Gateway will close its entire network of 188 retail stores next week and lay off about 2,500 staff, the PC maker announced yesterday.

The stores will close on April 9, Gateway said. It will continue to sell products directly to customers over the Web and by phone, and will seek to expand its presence in other retail outlets, the company said.

The move comes less than a month after Gateway completed its acquisition of PC vendor eMachines and installed a new CEO, Wayne Inouye, who previously was eMachines' CEO. Ted Waitt, Gateway's outgoing CEO, remains its chairman and its largest stockholder.

Part of Gateway's motivation for buying eMachines was to have access to its retail channels, which include most of the big electronics stores in the US, said Rob Enderle, principal analyst with The Enderle Group.

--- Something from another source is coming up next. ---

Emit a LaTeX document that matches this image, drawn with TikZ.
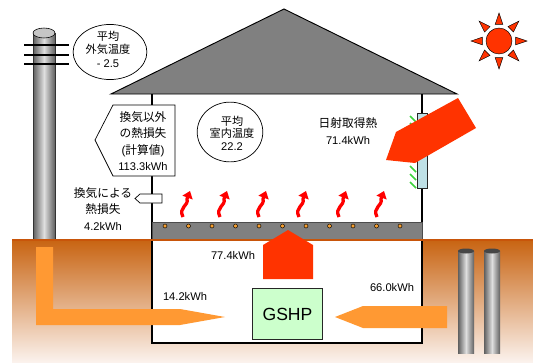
\documentclass[tikz,border=0pt]{standalone}
\usepackage{fontspec}
\setmainfont{Liberation Sans}
\newfontfamily\jp{Noto Sans CJK JP}
\usepackage{tikz}
\usetikzlibrary{arrows.meta}
\usetikzlibrary{shapes.geometric}
\usetikzlibrary{calc}

\definecolor{sunred}{RGB}{255,51,0}
\definecolor{heatred}{RGB}{255,0,0}
\definecolor{pipeorange}{RGB}{255,153,51}
\definecolor{soiltop}{RGB}{200,100,18}
\definecolor{soilbottom}{RGB}{251,242,237}
\definecolor{soilline}{RGB}{200,85,10}
\definecolor{glass}{RGB}{190,224,230}
\definecolor{hpgreen}{RGB}{204,255,204}
\definecolor{dotorange}{RGB}{247,160,48}
\definecolor{hatch}{RGB}{60,210,60}

\begin{document}
\begin{tikzpicture}[x=0.03cm,y=-0.03cm,>/.tip={Triangle[width=9pt,length=6pt]},
	wall/.style={line width=1.4pt},
	label/.style={inner sep=0pt,align=center,font=\fontsize{9}{11}\selectfont},
	heat/.style={draw=heatred,line width=2.8pt,->},
	cylbody/.style={left color=gray!75!black,right color=gray!75!black,middle color=gray!25},
	rays/.style={fill=sunred,draw=black,line width=0.4pt}]
	\useasboundingbox (0,0) rectangle (533,362);

	% soil
	\shade[top color=soiltop,bottom color=soilbottom] (12,240) rectangle (533,362);
	\fill[white] (152,240) rectangle (422,343);

	% utility pole
	\shade[cylbody] (33,33) rectangle (55,240);
	\draw[gray!40!black,line width=0.3pt] (33,33) -- (33,240) (55,33) -- (55,240);
	\draw[fill=gray!45,line width=0.5pt] (44,33) ellipse (11 and 5);
	\foreach \y in {45,55,64}
		\draw[line width=2pt] (24,\y) -- (69,\y);

	% boreholes
	\foreach \x in {458,484} {
		\shade[cylbody] (\x,251) rectangle (\x+16,353);
		\fill[gray!55!black] (\x+8,251) ellipse (8 and 2.5);
	}

	% house
	\draw[fill=gray,line width=0.8pt] (111,94) -- (284,9) -- (457,94) -- cycle;
	\draw[wall] (152,94) -- (152,343) -- (422,343) -- (422,94);
	\draw[fill=gray,draw=gray!60!black,line width=0.8pt] (152,222) rectangle (422,240);
	\draw[soilline,line width=1.2pt] (12,240) -- (533,240);
	\foreach \i in {0,...,10}
		\draw[fill=dotorange,line width=0.4pt] ({165+23.5*\i},226) circle (2);

	% heat rising from the floor
	\foreach \x in {183,220,259,299,339,377}
		\draw[heat] (\x,217) .. controls (\x-5,207) and (\x+6,206) .. (\x+4,199) -- (\x+7,191);

	% window
	\draw[fill=glass,draw=gray!30!black,line width=0.6pt] (417,113) rectangle (427,188);
	\foreach \y in {116,123,130,166,174,182}
		\draw[hatch,line width=1.3pt] (410,\y) -- (416,\y+6);

	% sun and solar gain
	\draw[fill=sunred,line width=0.4pt] (499,41) circle (13);
	\foreach \a in {0,45,...,315}
		\draw[rays] ($(499,41)+(\a:28)$) -- ($(499,41)+(\a+13:17)$) -- ($(499,41)+(\a-13:17)$) -- cycle;
	\fill[sunred] (458,98) -- (476,128) -- (415,163) -- (386,160) -- (396,132) -- cycle;

	% floor heating and ground loops
	\fill[sunred] (263,279) -- (263,245) -- (288,230) -- (313,245) -- (313,279) -- cycle;
	\fill[pipeorange] (36,247) -- (53,247) -- (53,309) -- (180,309) -- (225,317) -- (180,325) -- (36,325) -- cycle;
	\fill[pipeorange] (447,306) -- (447,328) -- (363,328) -- (335,317) -- (363,306) -- cycle;
	\draw (287.5,314) node (gshp) [draw=gray!30!black,fill=hpgreen,line width=0.6pt,minimum width=60pt,minimum height=44pt,font=\fontsize{15}{18}\selectfont] {GSHP};

	% temperatures
	\draw (110,52) node (outside) [draw,ellipse,line width=0.6pt,minimum width=63pt,minimum height=47pt] {};
	\node (outtemp) [label,font=\fontsize{9.5}{11.5}\selectfont] at (108,49) {{\jp 平均}\\{\jp 外気温度}\\- 2.5};
	\draw (230,132) node (inside) [draw,ellipse,line width=0.6pt,minimum width=56pt,minimum height=51pt] {};
	\node (intemp) [label,font=\fontsize{9.5}{10.8}\selectfont] at (232,133) {{\jp 平均}\\{\jp 室内温度}\\22.2};

	% losses
	\draw[fill=white,line width=0.6pt] (113,105) -- (175,105) -- (175,176) -- (113,176) -- (95,140) -- cycle;
	\node (loss) [label,font=\fontsize{10}{14}\selectfont] at (143,141) {{\jp 換気以外}\\{\jp の熱損失}\\({\jp 計算値})\\{\fontsize{9.5}{11}\selectfont 113.3kWh}};
	\draw[fill=white,line width=0.6pt] (140,194) -- (162,194) -- (162,203) -- (140,203) -- (135,198.5) -- cycle;
	\node (vent) [label,font=\fontsize{10}{13.8}\selectfont] at (103,209) {{\jp 換気による}\\{\jp 熱損失}\\{\fontsize{9.5}{11}\selectfont 4.2kWh}};

	% gains
	\node (solar) [label,font=\fontsize{10}{15}\selectfont] at (348,131) {{\jp 日射取得熱}\\{\fontsize{9.5}{11}\selectfont 71.4kWh}};
	\node (floorheat) [label,font=\fontsize{9.5}{11}\selectfont] at (233,255) {77.4kWh};
	\node (airloop) [label,font=\fontsize{9.5}{11}\selectfont] at (185,296) {14.2kWh};
	\node (groundloop) [label,font=\fontsize{9.5}{11}\selectfont] at (392,288) {66.0kWh};
\end{tikzpicture}
\end{document}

Those electronics stores provide a better outlet for Gateway to sell its products, particularly as it tries to expand beyond PCs and into consumer fare such as flat-screen TVs, he said.

Maintaining its own network of stores would have put Gateway into conflict with the other retail outlets, so a decision to close its own properties was an obvious one to make, Enderle said.

"Gateway made a strategic decision: Either the (Gateway) stores had to go, or the retail channel had to go," he said.

A spokesman for Gateway called that an oversimplification, but acknowledged that the concerns of its channel partners were a factor in its decision. "It's indicative of where we're heading – we'll be putting a greater reliance on the retail channel and working to reduce our operating costs," said Gateway spokesman Brad Williams.

The job cuts amount to a 38 per cent reduction in Gateway's total headcount, leaving it with about 4,000 employees. The vast majority of those to be laid off worked in the stores themselves, with the rest involved in their operation, Williams said.

Gateway will offer more details about its branding and channel strategy, and discuss any cost implications of the closures, when it announces its first-quarter financial results on April 29, the company said.

Gateway's revenue fell in the fourth quarter, ended December 31, as its PC business slowed and it worked to reinvent itself as a provider of more general electronics gear. Revenue for the period dropped to $875 million, from $1.1 billion a year earlier, the company said in January.

The company’s purchase of eMachines was valued at more than $234 million in cash and stock when the deal was announced early this year. With the buy, Gateway said it hopes to become the third-largest PC company in the US and the eighth-largest PC vendor in the world.